In the introduction of Justice Breyer’s book Making Our Democracy Work he proclaims “we Americans treasure the customs and institutions that have helped us find the better way” (Breyer 2010). Thus is Breyer’s legacy: the better way. For Justice Breyer, the better way is building consensus, avoiding partisanship. This is why Justice Breyer is hard to pin down ideologically. He describes his overarching legal philosophy in his book, arguing that “the Court can, and should, make the Constitution, and the law itself, work well for contemporary Americans” (Breyer 2010). However, in 2016, the Albany Law Review illuminated how Breyer is “an unexpectedly enigmatic figure on the Court today” (Pomerance 2016). In many instances he voted separately from the liberal bloc, making him not strictly ideological. In his book, he explained that the court’s legitimacy is undermined by labelling Justices as conservative or liberal, and differing opinions on cases were the result of differing judicial philosophies and interpretations. In this way, he takes on the role of a pseudo-moderate Justice. This is certainly the case when one contrasts Breyer to Clarence Thomas or Ruth Bader Ginsburg whose opinions are extremely predictable. In the New England Journal of Political Science’s article examining the decision making processes of moderate Justices, it explains “moderates are primarily concerned with whether the public will view the Court's decision as legitimate. Moderate justices are more concerned about public scrutiny and attention than their Court associates” (Foote 2016). Thus, in some instances, and as illuminated in his own book, Breyer acts as a moderate, but whoever takes his spot may not exhibit this same tendency. Breyer’s quiet ideology has been overpowered by the increased polarization of politics.

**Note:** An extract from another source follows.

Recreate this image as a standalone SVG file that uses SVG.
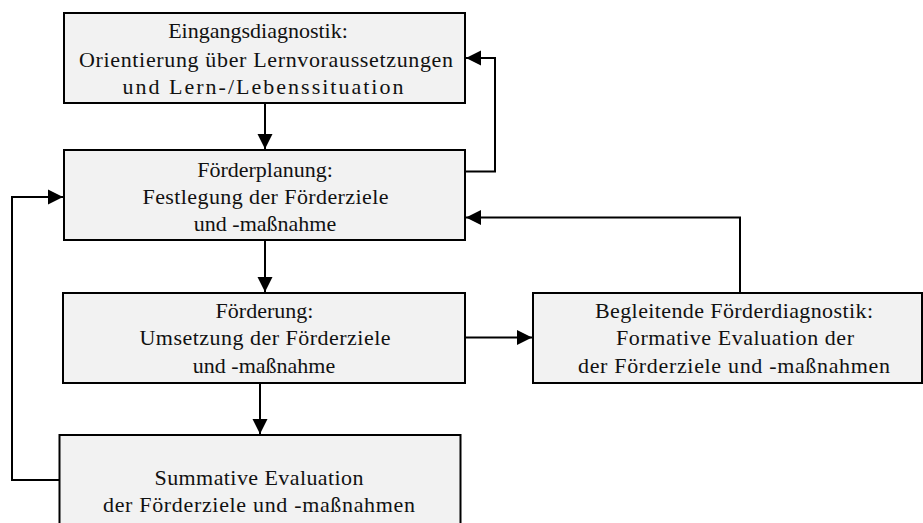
<svg xmlns="http://www.w3.org/2000/svg" width="923" height="523" viewBox="0 0 923 523">
<style>
.box{fill:#f2f2f2;stroke:#000;stroke-width:2}
.c{fill:none;stroke:#000;stroke-width:2;marker-end:url(#ah)}
text{font-family:'Liberation Serif','Times New Roman',serif;font-size:22px;fill:#111;text-anchor:middle}
</style>
<defs>
<marker id="ah" markerUnits="userSpaceOnUse" markerWidth="16" markerHeight="16" viewBox="0 0 16 16" refX="15" refY="8" orient="auto">
<path d="M0,0.5 L15,8 L0,15.5 Z" fill="#000"/>
</marker>
</defs>
<rect width="923" height="523" fill="#fff"/>
<g id="connectors">
<path class="c" d="M265,103 V149"/>
<path class="c" d="M465,171.5 H495 V58 H466"/>
<path class="c" d="M265,241 V292"/>
<path class="c" d="M740,293 V217.5 H466"/>
<path class="c" d="M465,337.5 H532"/>
<path class="c" d="M260,383 V434"/>
<path class="c" d="M59,480 H12 V197 H63"/>
</g>
<g id="n1">
<rect class="box" x="64" y="13" width="401" height="90"/>
<text x="258" y="38">Eingangsdiagnostik:</text>
<text x="266" y="66.5" textLength="374" lengthAdjust="spacing">Orientierung über Lernvoraussetzungen</text>
<text x="263" y="94" textLength="281" lengthAdjust="spacing">und Lern-/Lebenssituation</text>
</g>
<g id="n2">
<rect class="box" x="64" y="150" width="401" height="90"/>
<text x="265" y="176.5">Förderplanung:</text>
<text x="265.5" y="204" textLength="246" lengthAdjust="spacing">Festlegung der Förderziele</text>
<text x="265" y="230.5">und -maßnahme</text>
</g>
<g id="n3">
<rect class="box" x="63" y="293" width="402" height="90"/>
<text x="264.5" y="318">Förderung:</text>
<text x="265" y="345" textLength="251" lengthAdjust="spacing">Umsetzung der Förderziele</text>
<text x="264" y="372.5">und -maßnahme</text>
</g>
<g id="n4">
<rect class="box" x="533" y="293" width="389" height="90"/>
<text x="734" y="317.5" textLength="278" lengthAdjust="spacing">Begleitende Förderdiagnostik:</text>
<text x="735" y="345" textLength="238" lengthAdjust="spacing">Formative Evaluation der</text>
<text x="734" y="372.5" textLength="312" lengthAdjust="spacing">der Förderziele und -maßnahmen</text>
</g>
<g id="n5">
<rect class="box" x="59.5" y="435" width="401" height="100"/>
<text x="259" y="485" textLength="209" lengthAdjust="spacing">Summative Evaluation</text>
<text x="259" y="511.5" textLength="312" lengthAdjust="spacing">der Förderziele und -maßnahmen</text>
</g>
</svg>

Supreme Court Justice Stephen G. Breyer, with President Biden, delivers remarks announcing his retirement at the White House on Jan. 27. (Demetrius Freeman/The Washington Post)


The increased perception of political ideology in the Courts has become concerning, especially for Chief Justice John Roberts. In an interview with Jeffrey Rosen, a distinguished legal and political mind, Rosen characterizes the Chief Justice’s concern that “the Court was undermining its democratic legitimacy, making it harder for the public to respect the judiciary as an impartial institution that transcends partisan politics” (Rosen 25). The two most recent Supreme Court nominees, Brett Kavanaugh and Amy Coney Barrett have been highly controversial, contentious, and political appointees. Both Justices have brought an ideological imbalance to the court, a six to three conservative majority. This would be a problem for both Breyer and Roberts, who wish to maintain the legitimacy of the Supreme Court as an institution that supersedes political influence. Looking to the future, President Biden has made a promise to appoint the first black woman to the Supreme Court, and surely will appoint a Justice who will align with his policy goals. The new Justice may not influence the new conservative majority by filling Breyer’s space, but will they alter consensus building on the court? Will their appointment alter public perception of legitimacy? Only time will tell.




Sources
Breyer, Stephen. Making Our Democracy Work. 2010.

Foote, Paul. “Balancing the Ideological Scales: Chief Justice John G. Roberts, Jr. and
Moderation on the U.S. Supreme Court.” The New England Journal of Political Science.

Pomerance, Benjamin. "ARTICLE: AN ELASTIC AMENDMENT: JUSTICE STEPHEN G. BREYER'S FLUID CONCEPTIONS OF FREEDOM OF SPEECH." Albany Law Review,

Pomerance, Benjamin. "ARTICLE: CENTER OF ORDER: CHIEF JUSTICE JOHN ROBERTS
AND THE COMING STRUGGLE FOR A RESPECTED SUPREME COURT." Albany Law Review.

Rosen, Jeffrey. “Can the Judicial Branch Be a Steward in a Polarized Democracy?” Daedalus :
Proceedings of the American Academy of Arts and Sciences., vol. 142, no. 2, American Academy of Arts and Sciences,, 2013.